Another emerging myth I want to nip in the bud is the characterization of Lesser Seattle that shows up now and then, such as in a Slog post by Dominic Holden taking issue with a Seattle Times guest editorial by businessman Albert Shen (reportedly contemplating a run for mayor).
Dominic is right: Shen's column deserves to be whacked. Shen criticizes Seattle as a city that's bitten off more than it can chew with too many mega-projects. He then floats his own mega pet-project: the remaking of Seattle Center with private development (housing, hotels, retail). Shen, by the way, makes his living managing — guess what — mega-projects for clients like the Port of Seattle. Hmmm. Mega-projects are bad, unless they're his mega-project?

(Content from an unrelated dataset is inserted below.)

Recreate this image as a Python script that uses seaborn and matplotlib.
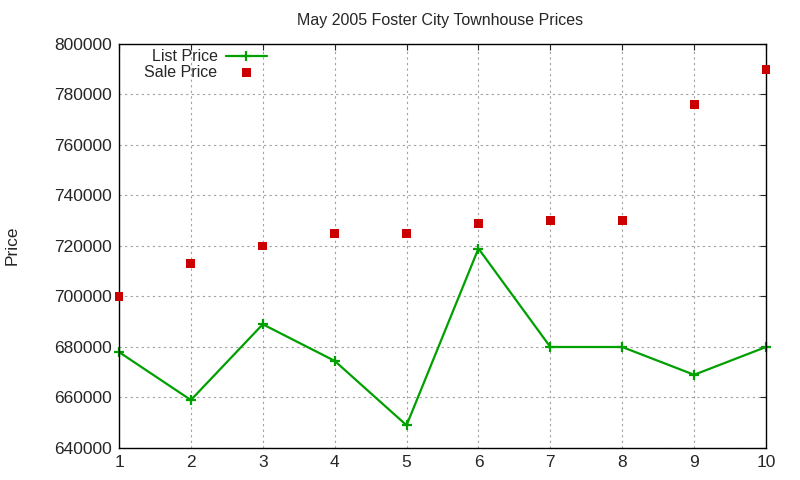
import matplotlib
matplotlib.use("Agg")
import matplotlib.pyplot as plt
import seaborn as sns
import pandas as pd

# Values
listing = [1, 2, 3, 4, 5, 6, 7, 8, 9, 10]
list_price = [678000, 659000, 689000, 674500, 649000, 719000, 680000, 680000, 669000, 680000]
sale_price = [700000, 713000, 720000, 725000, 725000, 729000, 730000, 730000, 776000, 790000]
y_ticks = [640000, 660000, 680000, 700000, 720000, 740000, 760000, 780000, 800000]

df = pd.DataFrame({"n": listing, "list": list_price, "sale": sale_price})

sns.set_style("white")
plt.rcParams["font.family"] = ["Liberation Sans", "DejaVu Sans"]

fig = plt.figure(figsize=(8, 4.8), dpi=100)
ax = fig.add_axes([119 / 800, 32 / 480, 647 / 800, 404 / 480])

sns.lineplot(data=df, x="n", y="list", ax=ax, color="#00a000", lw=1.6,
             marker="+", markersize=7, markeredgewidth=1.6,
             markeredgecolor="#00a000", label="List Price", clip_on=False)
sns.scatterplot(data=df, x="n", y="sale", ax=ax, color="#cc0000", marker="s",
                s=40, edgecolor="none", label="Sale Price", clip_on=False, zorder=5)

ax.set_xlim(1, 10)
ax.set_ylim(640000, 800000)
ax.set_xticks(listing)
ax.set_yticks(y_ticks)
ax.set_yticklabels([str(v) for v in y_ticks])
ax.tick_params(labelsize=12.5, length=4, direction="in", top=True, right=True, pad=5)
ax.grid(True, color="#a0a0a0", linestyle=(0, (2, 3)), lw=0.8)
for s in ax.spines.values():
    s.set_color("black")
    s.set_linewidth(1)

ax.set_xlabel("")
ax.set_ylabel("")
fig.text(12 / 800, 1 - 245 / 480, "Price", rotation=90, ha="center", va="center", fontsize=12.5)
fig.text(440 / 800, 1 - 20 / 480, "May 2005 Foster City Townhouse Prices",
         ha="center", va="center", fontsize=11.5)

leg = ax.legend(loc="upper right", frameon=False, markerfirst=False, fontsize=11.5,
                bbox_to_anchor=((273.5 - 119) / 647, 1.003), handlelength=2.6,
                labelspacing=0.05, borderaxespad=0.0, handletextpad=0.5)

fig.savefig("out.png", dpi=100)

In his Slog post, Holden accuses Shen of representing the "the anti-transit, anti-tax, lesser Seattle vote." This is the typical Lesser straw man, which is that we're against everything.
I'd like to point out that, first, Shen's column reveals that he is no Lesser. Second, Lesser Seattleites are not by definition anti-transit or anti-tax. There are many flavors of Lessers. I consider myself one, but I also believe in taxes, transit, and sane density and scale.
In other words, if Shen is a Lesser, than Lesser Seattle's patron saint Emmett Watson — who hated Chamber of Commerce pomposity and hype but in fact loved Seattle's urbanization — is rolling in his grave. And if you're against Lessers, just remember that there's much Less to hate than you think!